Le groupe Renew Europe au Parlement européen a demandé et obtenu la création d'une commission d'enquête. L'eurodéputée Sophie In't Veld estime qu'avec "le scandale d'espionnage Pegasus les Européens se retrouvent dans les périodes les plus sombres de notre passé (...) Considérant que des personnes ont déjà été ciblées par le logiciel espion Pegasus depuis 2019, la commission d'enquête devrait également chercher à savoir si les élections européennes ont été compromises. La démocratie européenne doit être défendue et protégée par tous les moyens", insiste la libérale néerlandaise.

Membre de l'opposition en Hongrie, la députée européenne Anna Júlia Donáth (Renew Europe) affirme que Pegasus pourrait mettre en danger l'ensemble du processus électoral dans son pays. "Au printemps 2022, il y aura des élections législatives en Hongrie. L'enjeu de ces élections est énorme car, malgré toutes les mesures antidémocratiques prises par le parti au pouvoir en Hongrie, il y a une réelle chance que Viktor Orbán soit remplacé", affirme-t-elle.

Selon la parlementaire, "les téléphones des journalistes, des étudiants, des avocats, des politiciens de l'opposition ont été piratés et réduits au silence. C'est pourquoi nous avons besoin de la création d'une commission d'enquête européenne indépendante (...) Nous devons empêcher une nouvelle destruction de l'État de droit", insiste Anna Júlia Donáth.

Xavier Lejeune/ EC - Audiovisual Service
Le logiciel espion Pegasus permet d'écouter les appels, de récupérer les messages et les photosXavier Lejeune/ EC - Audiovisual Service

Cette nouvelle commission voudra entendre les témoignages des services de renseignement des États membres, des élus politiques et de hauts fonctionnaires. Une fois ses travaux achevés, elle présentera son rapport aux gouvernements de l'UE et à la Commission européenne.
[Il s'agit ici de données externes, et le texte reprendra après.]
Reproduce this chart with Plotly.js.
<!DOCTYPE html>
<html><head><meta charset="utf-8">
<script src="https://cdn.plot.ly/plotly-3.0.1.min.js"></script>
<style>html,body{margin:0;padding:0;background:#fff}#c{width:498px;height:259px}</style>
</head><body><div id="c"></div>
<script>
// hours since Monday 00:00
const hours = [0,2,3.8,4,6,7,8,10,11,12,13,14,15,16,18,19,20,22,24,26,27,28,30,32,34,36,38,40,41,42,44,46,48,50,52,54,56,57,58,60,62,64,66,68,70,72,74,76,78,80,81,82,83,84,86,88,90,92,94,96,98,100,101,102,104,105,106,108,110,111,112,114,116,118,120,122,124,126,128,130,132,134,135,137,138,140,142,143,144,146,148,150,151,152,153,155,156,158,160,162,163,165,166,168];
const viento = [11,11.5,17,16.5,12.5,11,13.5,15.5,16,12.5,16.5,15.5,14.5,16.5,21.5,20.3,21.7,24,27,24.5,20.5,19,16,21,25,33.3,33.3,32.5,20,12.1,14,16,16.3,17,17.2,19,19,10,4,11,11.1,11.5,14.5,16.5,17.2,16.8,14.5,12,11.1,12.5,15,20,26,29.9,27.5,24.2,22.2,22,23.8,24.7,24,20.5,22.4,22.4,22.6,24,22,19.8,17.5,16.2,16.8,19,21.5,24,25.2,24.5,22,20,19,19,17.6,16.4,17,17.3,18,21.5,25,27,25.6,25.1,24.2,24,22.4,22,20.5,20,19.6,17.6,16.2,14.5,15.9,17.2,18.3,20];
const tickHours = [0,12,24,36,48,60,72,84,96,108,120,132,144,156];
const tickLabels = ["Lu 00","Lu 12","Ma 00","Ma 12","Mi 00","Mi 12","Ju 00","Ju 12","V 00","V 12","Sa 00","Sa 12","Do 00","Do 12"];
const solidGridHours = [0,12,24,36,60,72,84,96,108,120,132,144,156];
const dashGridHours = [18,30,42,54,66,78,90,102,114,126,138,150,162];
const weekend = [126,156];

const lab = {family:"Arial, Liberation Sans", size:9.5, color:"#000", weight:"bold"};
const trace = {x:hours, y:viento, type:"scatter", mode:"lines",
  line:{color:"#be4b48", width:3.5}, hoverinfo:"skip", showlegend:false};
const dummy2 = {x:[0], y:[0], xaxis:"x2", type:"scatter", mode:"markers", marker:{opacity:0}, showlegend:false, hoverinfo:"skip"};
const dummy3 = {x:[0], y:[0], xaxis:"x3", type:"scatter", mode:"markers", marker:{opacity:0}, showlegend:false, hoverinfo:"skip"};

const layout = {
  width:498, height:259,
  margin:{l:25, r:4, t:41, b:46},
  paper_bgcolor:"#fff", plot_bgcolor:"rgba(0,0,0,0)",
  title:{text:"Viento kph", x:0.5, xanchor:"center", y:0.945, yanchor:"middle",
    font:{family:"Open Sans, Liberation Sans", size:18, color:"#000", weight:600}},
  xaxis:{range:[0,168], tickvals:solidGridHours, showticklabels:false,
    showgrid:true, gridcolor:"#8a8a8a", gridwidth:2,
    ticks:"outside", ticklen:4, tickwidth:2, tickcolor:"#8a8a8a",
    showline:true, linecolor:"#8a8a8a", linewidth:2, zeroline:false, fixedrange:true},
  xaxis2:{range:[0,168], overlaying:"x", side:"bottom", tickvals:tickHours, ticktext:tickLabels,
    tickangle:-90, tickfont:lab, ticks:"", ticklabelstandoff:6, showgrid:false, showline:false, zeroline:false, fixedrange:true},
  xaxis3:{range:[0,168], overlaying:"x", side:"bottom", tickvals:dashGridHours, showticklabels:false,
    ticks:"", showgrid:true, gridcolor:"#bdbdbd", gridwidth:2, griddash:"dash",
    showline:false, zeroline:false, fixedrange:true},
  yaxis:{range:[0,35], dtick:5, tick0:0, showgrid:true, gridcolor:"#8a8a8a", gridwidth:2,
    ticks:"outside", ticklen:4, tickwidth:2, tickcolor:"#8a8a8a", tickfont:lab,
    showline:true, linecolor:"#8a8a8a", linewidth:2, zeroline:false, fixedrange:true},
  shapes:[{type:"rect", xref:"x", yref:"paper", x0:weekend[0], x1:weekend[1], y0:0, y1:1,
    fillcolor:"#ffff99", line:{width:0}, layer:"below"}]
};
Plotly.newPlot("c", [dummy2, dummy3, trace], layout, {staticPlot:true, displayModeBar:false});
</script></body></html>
L'UE n'a pas encore proposé de date pour le début de l'enquête, mais après des discussions sur le respect de l'État de droit dans des pays comme la Pologne et la Hongrie, les investigations semblent imminentes.

L'argumentaire des fabricants de logiciel

L'entreprise derrière le scandale affirme que son dispositif a pour objectif de lutter contre le terrorisme. L'enquête du consortium montre cependant que des dizaines de milliers de messages privés ont été volés depuis 2016.

NSO Group cherche à rester dans l'ombre malgré les révélations. Euronews a contacté la société. Mais l'entreprise israélienne renvoie pour toutes précisions vers son site web où il est possible de lire : "Enough is enough" (Trop c'est trop, en français). L'entreprise explique qu'à " la lumière de la récente campagne médiatique planifiée et bien orchestrée, menée par Forbidden Stories et poussée par des groupes d'intérêts spéciaux, et en raison du mépris total des faits, NSO annonce qu'elle ne répondra plus aux demandes de renseignements des médias sur cette question et qu'elle ne jouera pas le jeu de la campagne vicieuse et calomnieuse."

La commission d'enquête devrait voir le jour début mars. Sa mise en place est soutenue par les principaux groupes politiques (PPE, S&D, Renew Europe, les Verts et la gauche radicale). L'enjeu au sein de l'hémicycle sera de déterminer son champ d'action.